Ohio State had Kansas right where the Buckeyes wanted them.
Down nine at halftime and struggling to generate any offense.
Those who watched the first 20 minutes of the game would have had a hard time envisioning a Jayhawks comeback, but that's exactly what we witnessed as Kansas rallied for a 64-62 win and now gets its chance at a Kentucky team that was the heavy favorite when March Madness started and has shown few weaknesses in its five tournament wins to reach the title game.
It was frustrating watching Ohio State struggle as much in the second half as did Kansas in the first 20 minutes. Give the Jayhawks and coach Bill Self credit for making adjustments and executing them. Saturday's game was just another reminder that the only score that matters is the final.
So now we have a UK-KU final in which the Wildcats are a solid 6-point favorite.

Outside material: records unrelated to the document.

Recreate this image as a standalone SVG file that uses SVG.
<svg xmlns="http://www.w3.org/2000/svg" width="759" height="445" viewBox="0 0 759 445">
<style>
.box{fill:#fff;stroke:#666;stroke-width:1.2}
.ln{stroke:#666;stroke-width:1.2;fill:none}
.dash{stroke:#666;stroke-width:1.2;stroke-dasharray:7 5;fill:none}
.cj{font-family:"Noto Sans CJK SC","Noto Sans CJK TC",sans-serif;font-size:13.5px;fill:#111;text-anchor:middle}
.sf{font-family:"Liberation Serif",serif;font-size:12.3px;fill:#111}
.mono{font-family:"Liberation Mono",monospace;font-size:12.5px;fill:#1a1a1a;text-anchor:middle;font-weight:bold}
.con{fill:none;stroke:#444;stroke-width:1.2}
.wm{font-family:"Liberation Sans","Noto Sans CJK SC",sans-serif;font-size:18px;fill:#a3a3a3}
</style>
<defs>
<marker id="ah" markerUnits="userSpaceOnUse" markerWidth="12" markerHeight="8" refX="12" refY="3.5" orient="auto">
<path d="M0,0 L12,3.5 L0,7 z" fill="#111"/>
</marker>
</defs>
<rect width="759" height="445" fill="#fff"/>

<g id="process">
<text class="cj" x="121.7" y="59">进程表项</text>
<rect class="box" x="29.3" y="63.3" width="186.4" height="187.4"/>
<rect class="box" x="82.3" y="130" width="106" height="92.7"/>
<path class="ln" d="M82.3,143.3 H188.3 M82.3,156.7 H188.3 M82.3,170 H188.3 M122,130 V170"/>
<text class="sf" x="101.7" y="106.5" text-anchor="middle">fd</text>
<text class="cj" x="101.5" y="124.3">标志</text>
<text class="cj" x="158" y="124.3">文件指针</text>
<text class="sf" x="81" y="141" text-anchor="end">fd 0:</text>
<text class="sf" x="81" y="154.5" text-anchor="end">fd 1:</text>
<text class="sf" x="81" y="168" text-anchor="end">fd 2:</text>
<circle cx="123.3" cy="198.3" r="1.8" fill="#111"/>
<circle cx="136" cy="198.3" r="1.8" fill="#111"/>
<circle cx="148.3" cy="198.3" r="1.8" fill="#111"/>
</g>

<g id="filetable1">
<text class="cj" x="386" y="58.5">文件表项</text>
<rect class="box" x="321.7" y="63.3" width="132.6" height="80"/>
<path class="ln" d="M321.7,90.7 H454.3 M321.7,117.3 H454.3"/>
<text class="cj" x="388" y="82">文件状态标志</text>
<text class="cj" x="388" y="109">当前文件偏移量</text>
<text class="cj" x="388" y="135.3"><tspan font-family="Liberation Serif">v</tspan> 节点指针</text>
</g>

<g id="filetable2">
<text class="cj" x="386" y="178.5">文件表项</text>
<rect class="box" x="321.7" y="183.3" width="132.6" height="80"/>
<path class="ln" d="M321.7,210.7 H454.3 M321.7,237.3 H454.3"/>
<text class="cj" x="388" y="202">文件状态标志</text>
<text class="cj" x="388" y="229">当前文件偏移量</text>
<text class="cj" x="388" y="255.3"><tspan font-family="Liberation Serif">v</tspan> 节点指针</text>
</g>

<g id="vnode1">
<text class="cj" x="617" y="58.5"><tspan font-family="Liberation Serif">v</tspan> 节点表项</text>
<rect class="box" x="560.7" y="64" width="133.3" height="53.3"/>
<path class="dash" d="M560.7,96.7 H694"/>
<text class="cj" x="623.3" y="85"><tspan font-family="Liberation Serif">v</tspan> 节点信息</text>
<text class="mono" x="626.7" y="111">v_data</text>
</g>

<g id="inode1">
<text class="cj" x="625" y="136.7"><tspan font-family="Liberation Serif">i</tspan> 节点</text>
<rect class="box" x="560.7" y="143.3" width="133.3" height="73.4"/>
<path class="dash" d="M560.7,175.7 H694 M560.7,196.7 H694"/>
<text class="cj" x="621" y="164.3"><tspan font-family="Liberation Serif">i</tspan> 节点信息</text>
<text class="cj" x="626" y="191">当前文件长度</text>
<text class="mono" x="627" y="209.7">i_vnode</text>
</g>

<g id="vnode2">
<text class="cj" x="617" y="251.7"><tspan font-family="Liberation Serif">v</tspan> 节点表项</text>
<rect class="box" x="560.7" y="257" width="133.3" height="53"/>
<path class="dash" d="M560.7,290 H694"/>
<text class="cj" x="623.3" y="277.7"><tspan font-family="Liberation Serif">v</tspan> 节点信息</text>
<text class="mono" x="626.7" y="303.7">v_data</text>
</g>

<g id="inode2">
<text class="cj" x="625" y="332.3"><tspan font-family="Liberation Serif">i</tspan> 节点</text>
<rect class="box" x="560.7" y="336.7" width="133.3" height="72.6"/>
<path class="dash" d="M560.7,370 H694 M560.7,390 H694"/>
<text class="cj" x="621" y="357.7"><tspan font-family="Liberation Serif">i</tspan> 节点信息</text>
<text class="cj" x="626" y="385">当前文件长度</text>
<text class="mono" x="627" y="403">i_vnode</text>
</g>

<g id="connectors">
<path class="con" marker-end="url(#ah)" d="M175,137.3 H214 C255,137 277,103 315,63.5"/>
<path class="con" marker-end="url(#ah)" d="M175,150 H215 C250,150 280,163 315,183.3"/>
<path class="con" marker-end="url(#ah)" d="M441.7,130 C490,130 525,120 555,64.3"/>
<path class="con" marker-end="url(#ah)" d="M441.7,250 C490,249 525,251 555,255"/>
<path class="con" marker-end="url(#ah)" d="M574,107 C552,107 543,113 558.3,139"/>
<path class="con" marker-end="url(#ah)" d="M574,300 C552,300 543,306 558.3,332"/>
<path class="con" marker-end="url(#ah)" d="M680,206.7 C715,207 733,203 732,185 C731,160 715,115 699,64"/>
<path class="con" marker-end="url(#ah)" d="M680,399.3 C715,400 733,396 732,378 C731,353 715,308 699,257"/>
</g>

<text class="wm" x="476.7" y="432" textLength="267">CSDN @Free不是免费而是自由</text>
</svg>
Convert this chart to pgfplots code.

Kentucky is a massively talented team that sometimes doesn't play like one, but that is the only knock I can make on the Wildcats.
Sure, I can fill the rest of the column ripping coach John Calipari for recruiting freshmen that likely will stay just one year before joining the NBA draft, but it is his right to do so and it's hard to argue with his success, although he is still seeking his first championship.
What we have is a matchup of two of college basketball's storied programs.
Kansas has won eight straight Big 12 regular season championships and has three national championship banners in the Phog Allen Fieldhouse, where the Jayhawks have won 683 games while losing just 107.
Kentucky, meanwhile, has seven national titles, second only to the 11 won by UCLA. The legendary Adolph Rupp won four times, with Joe B. Hall, Rick Pitino and Tubby Smith each winning one.
While we are witnessing a change in the balance of power in professional basketball, such is not the case in the college ranks.
In fact, March Madness didn't really live up to its name this year as the Final Four not only was quite predictable but included four schools that had won previous championships. There were a few upsets in the 68-team field, but no Cinderella stories emerged.
Tonight's game reunites the two coaches who led their teams to the 2008 title game, when Self's Kansas team beat Calipari's Memphis squad in overtime.
Self is one of those low-key coaches who doesn't get the media attention afforded many of his less successful counterparts. But his accomplishments speak volumes about his coaching ability and his team's ability to come from behind -as evidenced both in the 2008 title game and again on Saturday night -are a testament to his coaching.
Kentucky rightfully has earned the role of favorite. But it is playing a dangerous underdog in Kansas.
If you don't tune in tonight, it's likely you are going to miss a good one.